Re: [RFT][PATCH v2 0/3] cpuidle: teo: Do not check timers unconditionally every time

From: Doug Smythies
Date: Wed Aug 09 2023 - 21:08:38 EST


Hi Rafael,

Please bear with me. As you know I have many tests
that search over a wide range of operating conditions
looking for areas to focus on in more detail.

On Tue, Aug 8, 2023 at 3:40 PM Doug Smythies <dsmythies@xxxxxxxxx> wrote:
> On Tue, Aug 8, 2023 at 9:43 AM Rafael J. Wysocki <rafael@xxxxxxxxxx> wrote:
> > On Tue, Aug 8, 2023 at 5:22 PM Doug Smythies <dsmythies@xxxxxxxxx> wrote:
> > > On 2023.08.03 14:33 Rafael wrote:
> > > > On Thu, Aug 3, 2023 at 11:12 PM Rafael J. Wysocki <rjw@xxxxxxxxxxxxx> wrote:
> > > >>
> > > >> Hi Folks,
> > > >>
> > > >> This is the second iteration of:
> > > >>
> > > >> https://lore.kernel.org/linux-pm/4511619.LvFx2qVVIh@kreacher/
> > > >>
> > > >> with an additional patch.
> > > >>
> > > >> There are some small modifications of patch [1/3] and the new
> > > >> patch causes governor statistics to play a role in deciding whether
> > > >> or not to stop the scheduler tick.
> > > >>
> > > >> Testing would be much appreciated!
> > > >
> > > > For convenience, this series is now available in the following git branch:
> > > >
> > > > git://git.kernel.org/pub/scm/linux/kernel/git/rafael/linux-pm.git \
> > > > pm-cpuidle-teo
> > >
> > > Hi Rafael,
> > >
> > > Thank you for the git branch link.
> > >
> > > I did some testing:
>
>
> ... deleted ...
>
> > > Test 2: 6 core ping pong sweep:
> > >
> > > Pass a token between 6 CPUs on 6 different cores.
> > > Do a variable amount of work at each stop.
> > >
> > > Purpose: To utilize the midrange idle states
> > > and observe the transitions from between use of
> > > idle states.
> > >
> > > Results: There is some instability in the results
> > > in the early stages.
> > > For unknown reasons, the rjw governor sometimes works
> > > slower and at lower power.

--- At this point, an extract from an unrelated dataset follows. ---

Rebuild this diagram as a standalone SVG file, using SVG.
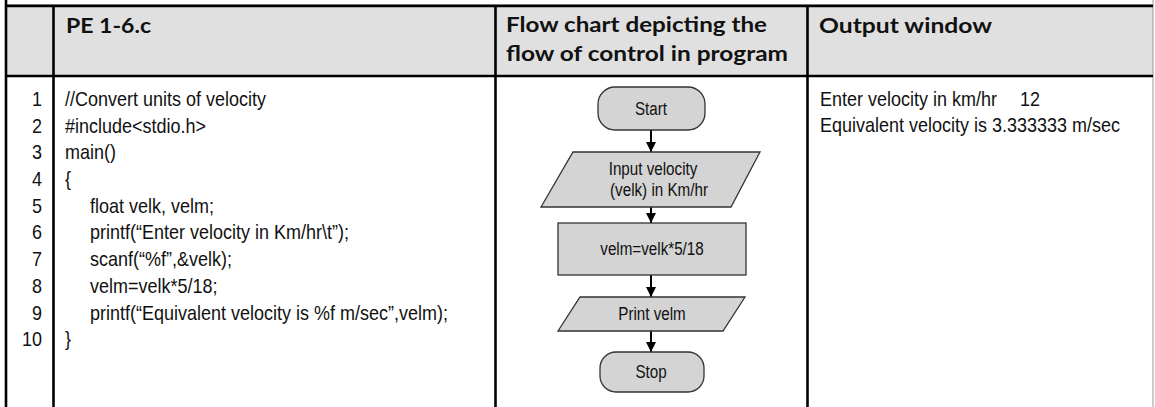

The condition is not 100%
> > > repeatable.
> > >
> > > Overall teo completed the test fastest (54.9 minutes)
> > > Followed by menu (56.2 minutes), then rjw (56.7 minutes),
> > > then ladder (58.4 minutes). teo is faster throughout the
> > > latter stages of the test, but at the cost of more power.
> > > The differences seem to be in the transition from idle
> > > state 1 to idle state 2 usage.
>
> the magnitude of the later stages differences are significant.
>
> ... deleted ...
>
> > Thanks a lot for doing this work, much appreciated!
> >
> > > Conclusions: Overall, I am not seeing a compelling reason to
> > > proceed with this patch set.
> >
> > On the other hand, if there is a separate compelling reason to do
> > that, it doesn't appear to lead to a major regression.
>
> Agreed.
>
> Just for additional information, a 6 core dwell test was run.
> The test conditions were cherry picked for dramatic effect:
>
> teo: average: 1162.13 uSec/loop ; Std dev: 0.38
> ryw: average: 1266.45 uSec/loop ; Std dev: 6.53 ; +9%
>
> teo: average: 29.98 watts
> rjw: average: 30.30 watts
> (the same within thermal experimental error)
>
> Details (power and idle stats over the 45 minute test period):
> http://smythies.com/~doug/linux/idle/teo-util2/6-13568-147097/perf/

Okay, so while differences in the sometimes selection of a deeper
idle state might be detrimental to latency sensitive workflow such as
above, it is an overwhelming benefit to periodic workflows:

Test 8: low load periodic workflow.

There is an enormous range of work/sleep frequencies and loads
to pick from. There was no cherry picking for this test.

The only criteria is that the periodic fixed packet of work is
completed before the start of the next period.

Test 8 A: 1 load at about 3% and 347 Hz work/sleep frequency:
teo average processor package power: 16.38 watts
rjw average processor package power: 4.29 watts
or 73.8% improvement!!!!!

Test 8 B: 2 loads at about 3% and 347 Hz work/sleep frequency:
teo average processor package power: 18.35 watts
rjw average processor package power: 6.67 watts
or 63.7% improvement!!!!!